The Exes: Two divorced couples crisscross their romantic paths and hook up with each others’ exes without realizing it until it’s too late and wedding bells start to chime.
2) How did this work come about? What inspired it?
Lying in Judgment: Back in the late 1980’s, as a friend told me about his experience on jury duty, it struck me that the accused in that case could have been anybody – just as the jurors, his peers, could be anybody. What if one of those jurors, randomly drawn from the pool of local citizens, were actually guilty of a similar crime – but never convicted? This quickly morphed into: what if it was the *same* crime? What if it was murder? He’d have to be completely disconnected from the victim, which meant he killed a perfect stranger – and why would he do that? And if so, what would make us want to root for him?
The Exes: Specifically? I have no idea. But in general, I am always intrigued by awkward relationship circumstances. (“PS, I Love Your Daughter” has similarly vague origins.) Probably I heard or read about some spouse-swapping situation and wondered what it would be like if it WASN’T creepy. Seemed like comedy gold to me.
3) Talk about your creative process. (How do you work? When do you work? What gets you inspired?)

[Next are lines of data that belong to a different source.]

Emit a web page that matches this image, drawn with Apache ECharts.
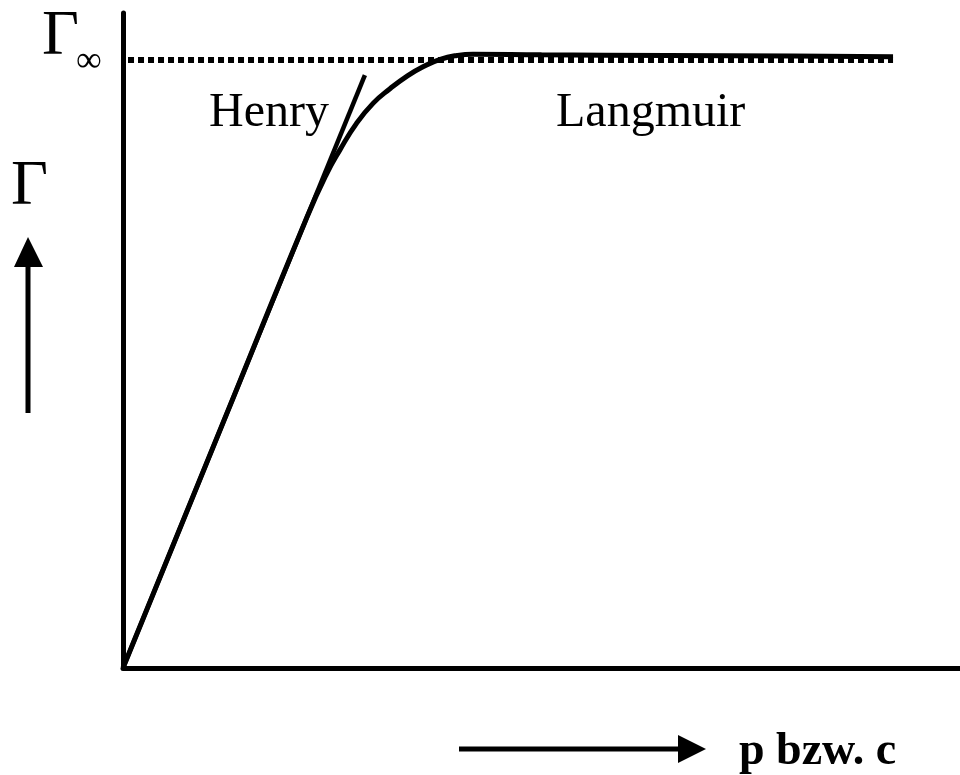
<!DOCTYPE html>
<html>
<head>
<meta charset="utf-8">
<script src="https://cdn.jsdelivr.net/npm/echarts@6/dist/echarts.min.js"></script>
<style>
html,body{margin:0;padding:0;background:#fff;}
#c{width:960px;height:775px;}
</style>
</head>
<body>
<div id="c"></div>
<script>
// Langmuir isotherm (arbitrary units 0..100)
const curveX = [0, 12, 22, 24.3, 25.9, 27.9, 29.9, 31.9, 33.9, 35.9, 37.9, 39.9, 41.8, 50, 65, 80, 92];
const curveY = [0, 37.7, 69.1, 75.6, 79.3, 83.4, 86.5, 88.7, 90.6, 92.1, 93.2, 93.8, 94.0, 93.9, 93.8, 93.7, 93.6];
// Henry tangent
const henryX = [0, 28.9];
const henryY = [0, 90.8];
// Gamma infinity saturation level (dotted)
const satX = [0.6, 92];
const satY = [93.1, 93.1];

const zip = (xs, ys) => xs.map((x, i) => [x, ys[i]]);
const serif = '"Liberation Serif","DejaVu Serif",serif';

const chart = echarts.init(document.getElementById('c'));
chart.setOption({
  animation: false,
  backgroundColor: '#fff',
  grid: {left: 123, right: 0, top: 13, bottom: 107},
  xAxis: {
    type: 'value', min: 0, max: 100,
    axisLine: {show: true, onZero: false, lineStyle: {color: '#000', width: 5}},
    axisTick: {show: false}, axisLabel: {show: false}, splitLine: {show: false}
  },
  yAxis: {
    type: 'value', min: 0, max: 100.3,
    axisLine: {show: true, onZero: false, lineStyle: {color: '#000', width: 5}},
    axisTick: {show: false}, axisLabel: {show: false}, splitLine: {show: false}
  },
  series: [
    {
      type: 'line', data: zip(satX, satY), showSymbol: false, silent: true,
      lineStyle: {color: '#000', width: 6, type: [6, 4], cap: 'butt'}
    },
    {
      type: 'line', data: zip(henryX, henryY), showSymbol: false, silent: true,
      lineStyle: {color: '#000', width: 4.5}
    },
    {
      type: 'line', data: zip(curveX, curveY), showSymbol: false, silent: true,
      smooth: 0.5,
      lineStyle: {color: '#000', width: 5}
    }
  ],
  graphic: [
    {type: 'text', x: 42, y: 37, style: {text: 'Γ', font: '64px ' + serif, fill: '#000', verticalAlign: 'middle'}},
    {type: 'text', x: 76, y: 62, style: {text: '∞', font: '36px ' + serif, fill: '#000', verticalAlign: 'middle'}},
    {type: 'text', x: 209, y: 113, style: {text: 'Henry', font: '48px ' + serif, fill: '#000', verticalAlign: 'middle'}},
    {type: 'text', x: 556, y: 113, style: {text: 'Langmuir', font: '48px ' + serif, fill: '#000', verticalAlign: 'middle'}},
    {type: 'text', x: 11, y: 187, style: {text: 'Γ', font: '64px ' + serif, fill: '#000', verticalAlign: 'middle'}},
    {type: 'line', shape: {x1: 28, y1: 413, x2: 28, y2: 262}, style: {stroke: '#000', lineWidth: 5}},
    {type: 'polygon', shape: {points: [[28, 237], [14, 267], [43, 267]]}, style: {fill: '#000'}},
    {type: 'line', shape: {x1: 459, y1: 749, x2: 684, y2: 749}, style: {stroke: '#000', lineWidth: 5}},
    {type: 'polygon', shape: {points: [[706, 749], [678, 735], [678, 763]]}, style: {fill: '#000'}},
    {type: 'text', x: 739, y: 752, style: {text: 'p bzw. c', font: 'bold 46px ' + serif, fill: '#000', verticalAlign: 'middle'}}
  ]
});
</script>
</body>
</html>
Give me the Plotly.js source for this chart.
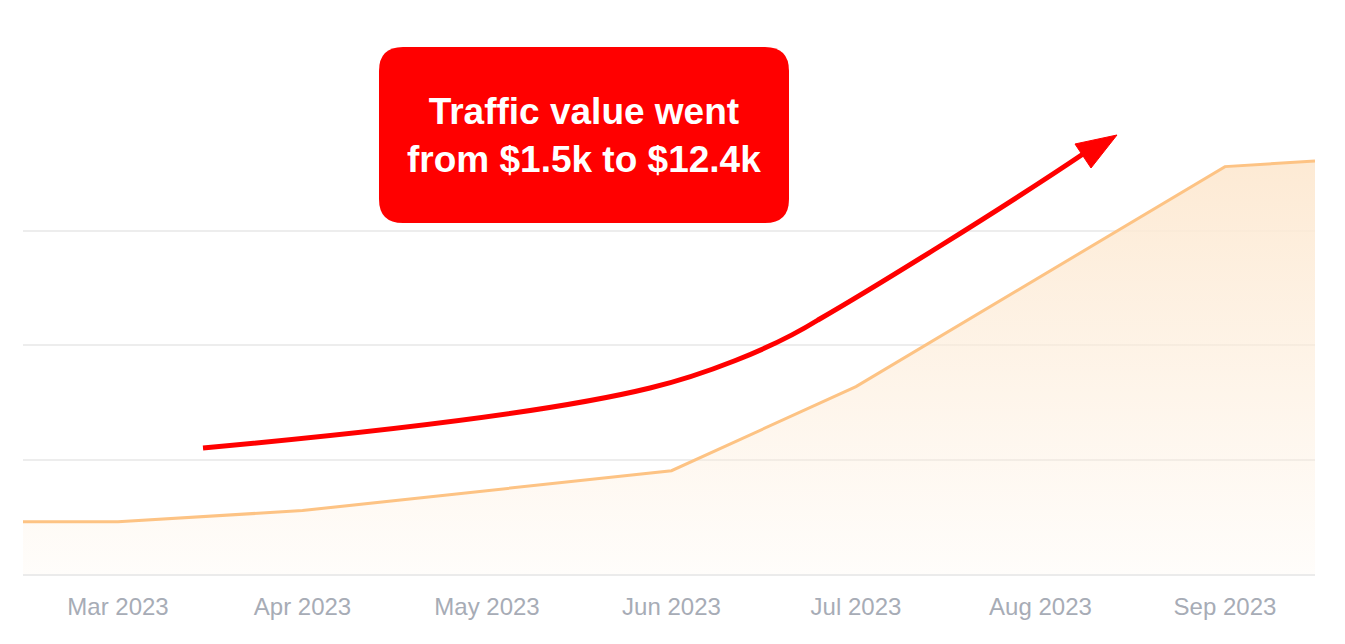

I usually write in the morning, after breakfast when I have the house to myself, lots of coffee and sleepy dogs. I write by hand, using pen and paper, for all first drafts, then later transcribe on the laptop once the story is well underway. I usually develop a scene-by-scene outline and character profiles (even complete biographies) to start the story, and I write a lot of scenes that I never use – or even intend to use – to help me figure out a character’s back-story. I do separate edit passes for flow and structure, plot, character voice/consistency, and dialog fine-tuning before I show it to anyone. I like to have it table-read next, and for the past year and a half I’ve relied on PDX Playwrights for that – an amazing organization of amazing, creative, hard-working people. Then I revise a few more times to incorporate their feedback. Then I try to do a staged reading, like Fertile Ground, and revise it again. Sometimes I change them even after they’ve gone into production. Only once have I changed a play DURING a run. I was bad, I know. But it made the play better.